--- Instruction ---
Extract the text of every entry below exactly; leave images out.

--- Charts and diagrams as code ---
# # #

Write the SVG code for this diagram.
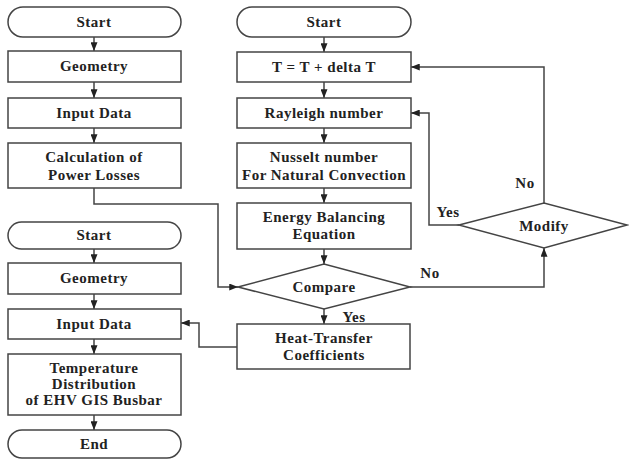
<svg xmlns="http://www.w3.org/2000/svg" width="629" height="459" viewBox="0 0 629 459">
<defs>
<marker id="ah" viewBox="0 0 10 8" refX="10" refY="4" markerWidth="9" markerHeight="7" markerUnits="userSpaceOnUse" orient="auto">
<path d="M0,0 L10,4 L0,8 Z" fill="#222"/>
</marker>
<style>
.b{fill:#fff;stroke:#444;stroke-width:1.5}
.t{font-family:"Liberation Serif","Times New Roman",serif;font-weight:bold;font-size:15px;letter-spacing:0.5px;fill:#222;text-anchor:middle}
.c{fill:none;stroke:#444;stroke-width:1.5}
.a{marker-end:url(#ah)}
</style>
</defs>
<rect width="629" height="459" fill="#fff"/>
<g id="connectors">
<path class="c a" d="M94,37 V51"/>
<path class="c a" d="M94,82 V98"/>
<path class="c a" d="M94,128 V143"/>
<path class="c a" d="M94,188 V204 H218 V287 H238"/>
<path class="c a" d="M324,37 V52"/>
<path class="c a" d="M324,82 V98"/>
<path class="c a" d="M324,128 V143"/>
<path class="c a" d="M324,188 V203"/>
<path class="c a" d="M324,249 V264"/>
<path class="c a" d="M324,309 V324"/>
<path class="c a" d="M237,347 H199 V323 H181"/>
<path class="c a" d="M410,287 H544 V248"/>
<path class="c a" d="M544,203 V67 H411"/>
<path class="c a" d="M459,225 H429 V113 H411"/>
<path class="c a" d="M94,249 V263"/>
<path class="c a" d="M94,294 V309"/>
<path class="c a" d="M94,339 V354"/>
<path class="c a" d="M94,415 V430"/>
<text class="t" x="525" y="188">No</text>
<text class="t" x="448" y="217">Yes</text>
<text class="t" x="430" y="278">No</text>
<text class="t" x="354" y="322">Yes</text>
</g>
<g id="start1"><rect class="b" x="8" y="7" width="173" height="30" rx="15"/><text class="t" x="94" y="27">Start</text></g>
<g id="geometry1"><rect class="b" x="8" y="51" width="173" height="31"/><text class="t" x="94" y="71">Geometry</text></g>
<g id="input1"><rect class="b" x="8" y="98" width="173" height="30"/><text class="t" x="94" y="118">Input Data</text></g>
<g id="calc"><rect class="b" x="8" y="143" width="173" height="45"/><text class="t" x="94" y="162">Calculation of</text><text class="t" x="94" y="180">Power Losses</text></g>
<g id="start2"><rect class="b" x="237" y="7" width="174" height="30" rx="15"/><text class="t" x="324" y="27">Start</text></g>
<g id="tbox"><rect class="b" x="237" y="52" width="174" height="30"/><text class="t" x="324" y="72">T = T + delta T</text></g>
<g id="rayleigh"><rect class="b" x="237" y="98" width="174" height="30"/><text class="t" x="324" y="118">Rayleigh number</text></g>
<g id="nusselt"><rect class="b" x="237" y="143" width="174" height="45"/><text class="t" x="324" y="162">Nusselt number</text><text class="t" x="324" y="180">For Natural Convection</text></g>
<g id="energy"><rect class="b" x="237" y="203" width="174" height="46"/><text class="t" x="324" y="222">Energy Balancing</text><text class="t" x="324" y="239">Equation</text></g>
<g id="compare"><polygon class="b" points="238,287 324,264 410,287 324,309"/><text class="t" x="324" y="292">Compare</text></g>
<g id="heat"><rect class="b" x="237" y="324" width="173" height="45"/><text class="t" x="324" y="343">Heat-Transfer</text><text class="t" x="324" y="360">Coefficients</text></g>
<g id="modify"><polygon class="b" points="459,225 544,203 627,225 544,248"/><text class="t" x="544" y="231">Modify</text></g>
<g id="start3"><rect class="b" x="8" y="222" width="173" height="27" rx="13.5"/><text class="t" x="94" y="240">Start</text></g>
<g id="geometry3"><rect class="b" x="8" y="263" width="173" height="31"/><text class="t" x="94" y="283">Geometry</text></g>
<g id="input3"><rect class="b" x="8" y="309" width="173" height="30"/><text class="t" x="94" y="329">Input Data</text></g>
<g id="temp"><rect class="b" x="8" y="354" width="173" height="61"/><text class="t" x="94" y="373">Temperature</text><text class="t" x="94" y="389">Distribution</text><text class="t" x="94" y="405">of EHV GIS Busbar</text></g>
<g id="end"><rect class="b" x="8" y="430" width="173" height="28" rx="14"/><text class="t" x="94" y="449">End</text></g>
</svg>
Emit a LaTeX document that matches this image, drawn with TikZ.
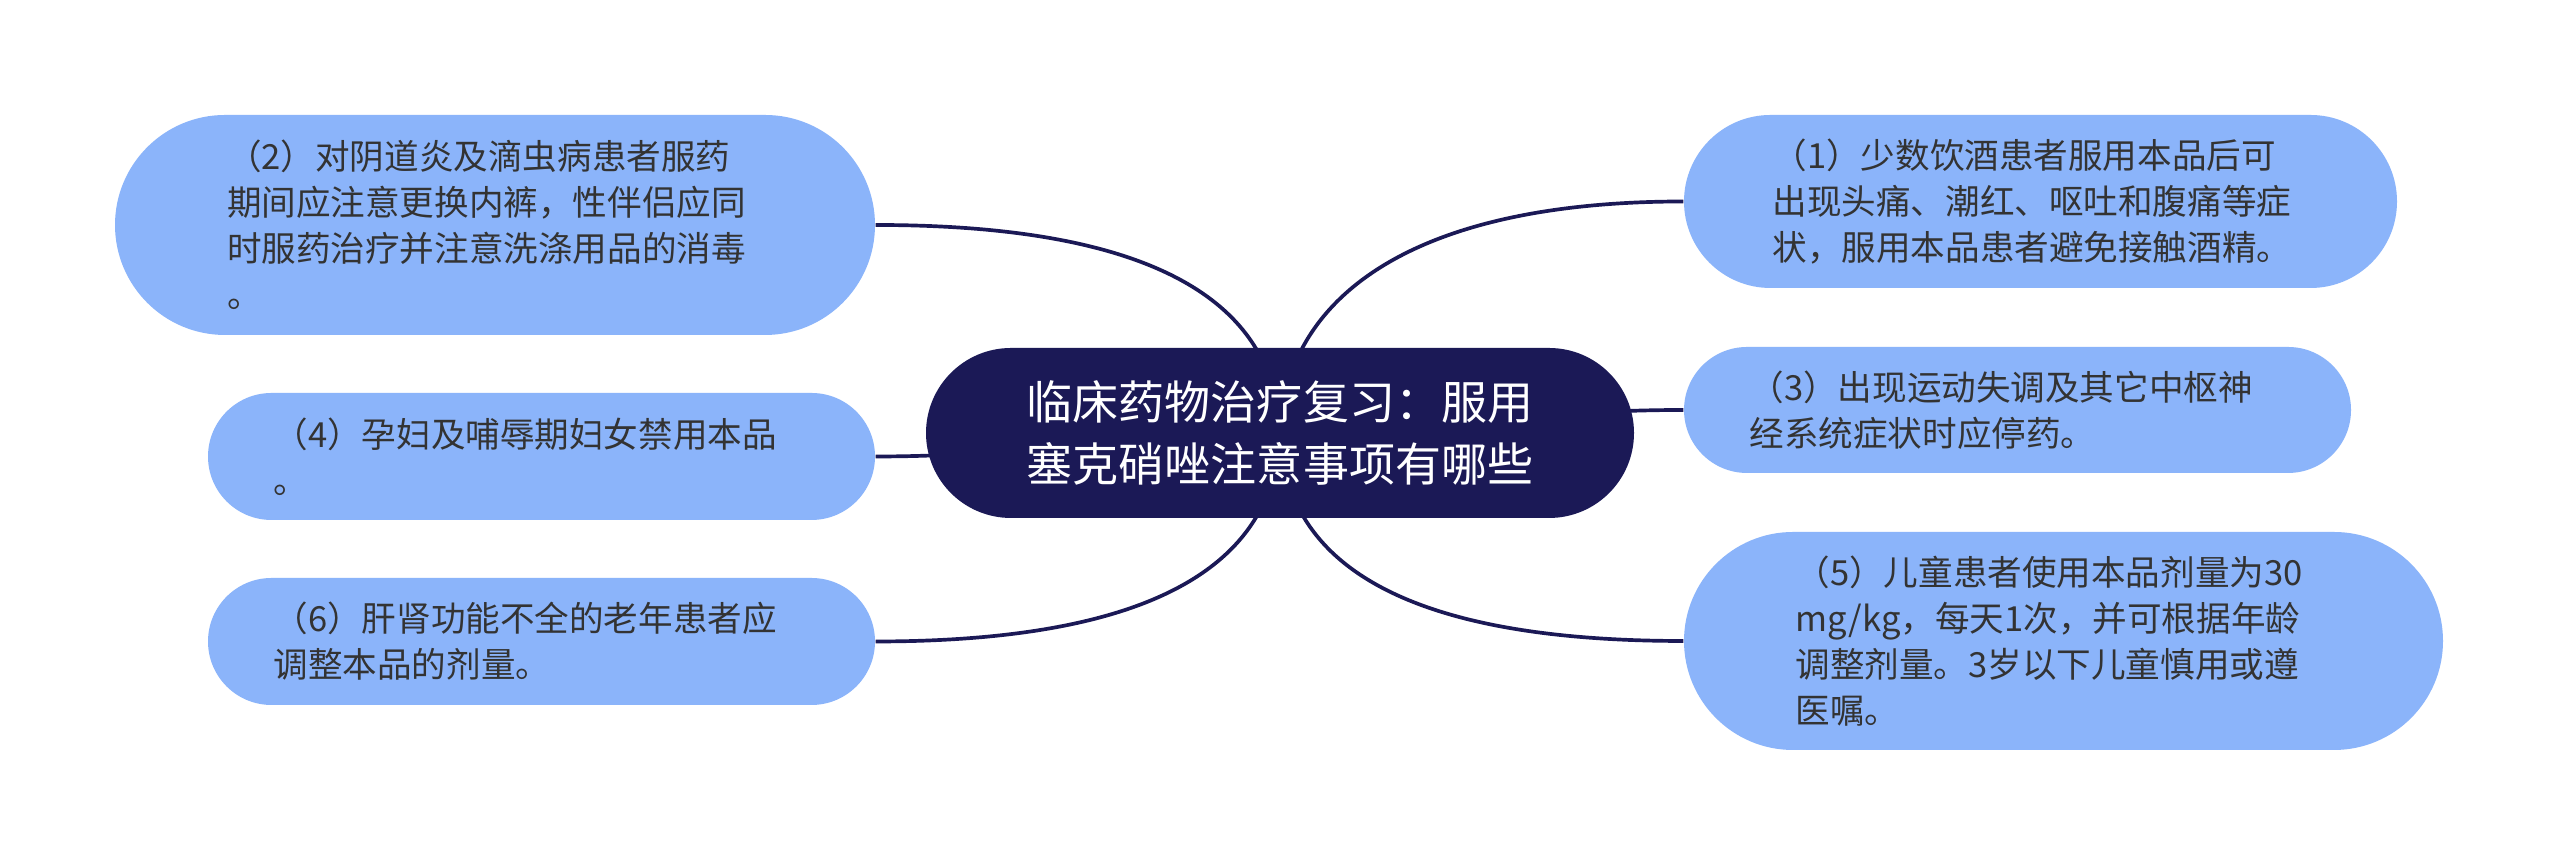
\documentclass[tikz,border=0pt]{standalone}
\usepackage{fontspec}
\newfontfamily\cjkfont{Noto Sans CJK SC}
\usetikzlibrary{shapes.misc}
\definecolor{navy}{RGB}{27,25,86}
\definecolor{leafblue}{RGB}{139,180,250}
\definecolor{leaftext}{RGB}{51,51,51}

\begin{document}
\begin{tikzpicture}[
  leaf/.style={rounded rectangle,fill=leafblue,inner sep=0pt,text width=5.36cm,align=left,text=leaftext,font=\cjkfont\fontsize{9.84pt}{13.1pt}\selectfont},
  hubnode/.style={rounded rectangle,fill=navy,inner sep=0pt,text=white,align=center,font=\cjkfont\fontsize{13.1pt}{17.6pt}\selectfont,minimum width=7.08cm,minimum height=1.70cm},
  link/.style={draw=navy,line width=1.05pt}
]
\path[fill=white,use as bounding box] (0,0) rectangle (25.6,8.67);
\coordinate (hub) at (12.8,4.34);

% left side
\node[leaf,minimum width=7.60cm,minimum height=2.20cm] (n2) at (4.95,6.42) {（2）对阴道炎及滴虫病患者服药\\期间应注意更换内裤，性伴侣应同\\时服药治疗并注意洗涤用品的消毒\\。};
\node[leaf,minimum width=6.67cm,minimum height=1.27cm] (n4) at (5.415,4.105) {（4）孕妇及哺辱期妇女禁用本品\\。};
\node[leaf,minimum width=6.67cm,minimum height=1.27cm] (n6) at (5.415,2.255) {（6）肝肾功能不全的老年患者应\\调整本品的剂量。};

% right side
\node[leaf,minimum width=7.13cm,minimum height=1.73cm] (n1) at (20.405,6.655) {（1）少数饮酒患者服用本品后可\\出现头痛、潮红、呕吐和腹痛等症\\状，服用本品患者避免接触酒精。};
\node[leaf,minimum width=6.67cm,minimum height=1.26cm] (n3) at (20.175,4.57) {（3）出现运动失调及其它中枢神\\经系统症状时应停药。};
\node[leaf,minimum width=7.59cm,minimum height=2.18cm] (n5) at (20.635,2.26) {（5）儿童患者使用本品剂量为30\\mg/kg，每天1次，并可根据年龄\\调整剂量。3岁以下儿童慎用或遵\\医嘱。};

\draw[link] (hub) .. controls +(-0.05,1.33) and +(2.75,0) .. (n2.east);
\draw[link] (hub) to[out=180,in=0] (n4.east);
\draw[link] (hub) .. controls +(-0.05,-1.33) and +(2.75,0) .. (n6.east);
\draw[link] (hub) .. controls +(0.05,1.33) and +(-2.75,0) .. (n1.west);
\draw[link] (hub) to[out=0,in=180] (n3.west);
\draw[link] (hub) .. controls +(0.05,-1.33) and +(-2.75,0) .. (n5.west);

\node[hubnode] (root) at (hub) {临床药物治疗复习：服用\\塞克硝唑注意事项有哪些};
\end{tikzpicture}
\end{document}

# # #

--- Response to this task ---
Write the SVG code for this diagram.
<svg xmlns="http://www.w3.org/2000/svg" width="629" height="459" viewBox="0 0 629 459">
<defs>
<marker id="ah" viewBox="0 0 10 8" refX="10" refY="4" markerWidth="9" markerHeight="7" markerUnits="userSpaceOnUse" orient="auto">
<path d="M0,0 L10,4 L0,8 Z" fill="#222"/>
</marker>
<style>
.b{fill:#fff;stroke:#444;stroke-width:1.5}
.t{font-family:"Liberation Serif","Times New Roman",serif;font-weight:bold;font-size:15px;letter-spacing:0.5px;fill:#222;text-anchor:middle}
.c{fill:none;stroke:#444;stroke-width:1.5}
.a{marker-end:url(#ah)}
</style>
</defs>
<rect width="629" height="459" fill="#fff"/>
<g id="connectors">
<path class="c a" d="M94,37 V51"/>
<path class="c a" d="M94,82 V98"/>
<path class="c a" d="M94,128 V143"/>
<path class="c a" d="M94,188 V204 H218 V287 H238"/>
<path class="c a" d="M324,37 V52"/>
<path class="c a" d="M324,82 V98"/>
<path class="c a" d="M324,128 V143"/>
<path class="c a" d="M324,188 V203"/>
<path class="c a" d="M324,249 V264"/>
<path class="c a" d="M324,309 V324"/>
<path class="c a" d="M237,347 H199 V323 H181"/>
<path class="c a" d="M410,287 H544 V248"/>
<path class="c a" d="M544,203 V67 H411"/>
<path class="c a" d="M459,225 H429 V113 H411"/>
<path class="c a" d="M94,249 V263"/>
<path class="c a" d="M94,294 V309"/>
<path class="c a" d="M94,339 V354"/>
<path class="c a" d="M94,415 V430"/>
<text class="t" x="525" y="188">No</text>
<text class="t" x="448" y="217">Yes</text>
<text class="t" x="430" y="278">No</text>
<text class="t" x="354" y="322">Yes</text>
</g>
<g id="start1"><rect class="b" x="8" y="7" width="173" height="30" rx="15"/><text class="t" x="94" y="27">Start</text></g>
<g id="geometry1"><rect class="b" x="8" y="51" width="173" height="31"/><text class="t" x="94" y="71">Geometry</text></g>
<g id="input1"><rect class="b" x="8" y="98" width="173" height="30"/><text class="t" x="94" y="118">Input Data</text></g>
<g id="calc"><rect class="b" x="8" y="143" width="173" height="45"/><text class="t" x="94" y="162">Calculation of</text><text class="t" x="94" y="180">Power Losses</text></g>
<g id="start2"><rect class="b" x="237" y="7" width="174" height="30" rx="15"/><text class="t" x="324" y="27">Start</text></g>
<g id="tbox"><rect class="b" x="237" y="52" width="174" height="30"/><text class="t" x="324" y="72">T = T + delta T</text></g>
<g id="rayleigh"><rect class="b" x="237" y="98" width="174" height="30"/><text class="t" x="324" y="118">Rayleigh number</text></g>
<g id="nusselt"><rect class="b" x="237" y="143" width="174" height="45"/><text class="t" x="324" y="162">Nusselt number</text><text class="t" x="324" y="180">For Natural Convection</text></g>
<g id="energy"><rect class="b" x="237" y="203" width="174" height="46"/><text class="t" x="324" y="222">Energy Balancing</text><text class="t" x="324" y="239">Equation</text></g>
<g id="compare"><polygon class="b" points="238,287 324,264 410,287 324,309"/><text class="t" x="324" y="292">Compare</text></g>
<g id="heat"><rect class="b" x="237" y="324" width="173" height="45"/><text class="t" x="324" y="343">Heat-Transfer</text><text class="t" x="324" y="360">Coefficients</text></g>
<g id="modify"><polygon class="b" points="459,225 544,203 627,225 544,248"/><text class="t" x="544" y="231">Modify</text></g>
<g id="start3"><rect class="b" x="8" y="222" width="173" height="27" rx="13.5"/><text class="t" x="94" y="240">Start</text></g>
<g id="geometry3"><rect class="b" x="8" y="263" width="173" height="31"/><text class="t" x="94" y="283">Geometry</text></g>
<g id="input3"><rect class="b" x="8" y="309" width="173" height="30"/><text class="t" x="94" y="329">Input Data</text></g>
<g id="temp"><rect class="b" x="8" y="354" width="173" height="61"/><text class="t" x="94" y="373">Temperature</text><text class="t" x="94" y="389">Distribution</text><text class="t" x="94" y="405">of EHV GIS Busbar</text></g>
<g id="end"><rect class="b" x="8" y="430" width="173" height="28" rx="14"/><text class="t" x="94" y="449">End</text></g>
</svg>
Emit a LaTeX document that matches this image, drawn with TikZ.
\documentclass[tikz,border=0pt]{standalone}
\usepackage{fontspec}
\newfontfamily\cjkfont{Noto Sans CJK SC}
\usetikzlibrary{shapes.misc}
\definecolor{navy}{RGB}{27,25,86}
\definecolor{leafblue}{RGB}{139,180,250}
\definecolor{leaftext}{RGB}{51,51,51}

\begin{document}
\begin{tikzpicture}[
  leaf/.style={rounded rectangle,fill=leafblue,inner sep=0pt,text width=5.36cm,align=left,text=leaftext,font=\cjkfont\fontsize{9.84pt}{13.1pt}\selectfont},
  hubnode/.style={rounded rectangle,fill=navy,inner sep=0pt,text=white,align=center,font=\cjkfont\fontsize{13.1pt}{17.6pt}\selectfont,minimum width=7.08cm,minimum height=1.70cm},
  link/.style={draw=navy,line width=1.05pt}
]
\path[fill=white,use as bounding box] (0,0) rectangle (25.6,8.67);
\coordinate (hub) at (12.8,4.34);

% left side
\node[leaf,minimum width=7.60cm,minimum height=2.20cm] (n2) at (4.95,6.42) {（2）对阴道炎及滴虫病患者服药\\期间应注意更换内裤，性伴侣应同\\时服药治疗并注意洗涤用品的消毒\\。};
\node[leaf,minimum width=6.67cm,minimum height=1.27cm] (n4) at (5.415,4.105) {（4）孕妇及哺辱期妇女禁用本品\\。};
\node[leaf,minimum width=6.67cm,minimum height=1.27cm] (n6) at (5.415,2.255) {（6）肝肾功能不全的老年患者应\\调整本品的剂量。};

% right side
\node[leaf,minimum width=7.13cm,minimum height=1.73cm] (n1) at (20.405,6.655) {（1）少数饮酒患者服用本品后可\\出现头痛、潮红、呕吐和腹痛等症\\状，服用本品患者避免接触酒精。};
\node[leaf,minimum width=6.67cm,minimum height=1.26cm] (n3) at (20.175,4.57) {（3）出现运动失调及其它中枢神\\经系统症状时应停药。};
\node[leaf,minimum width=7.59cm,minimum height=2.18cm] (n5) at (20.635,2.26) {（5）儿童患者使用本品剂量为30\\mg/kg，每天1次，并可根据年龄\\调整剂量。3岁以下儿童慎用或遵\\医嘱。};

\draw[link] (hub) .. controls +(-0.05,1.33) and +(2.75,0) .. (n2.east);
\draw[link] (hub) to[out=180,in=0] (n4.east);
\draw[link] (hub) .. controls +(-0.05,-1.33) and +(2.75,0) .. (n6.east);
\draw[link] (hub) .. controls +(0.05,1.33) and +(-2.75,0) .. (n1.west);
\draw[link] (hub) to[out=0,in=180] (n3.west);
\draw[link] (hub) .. controls +(0.05,-1.33) and +(-2.75,0) .. (n5.west);

\node[hubnode] (root) at (hub) {临床药物治疗复习：服用\\塞克硝唑注意事项有哪些};
\end{tikzpicture}
\end{document}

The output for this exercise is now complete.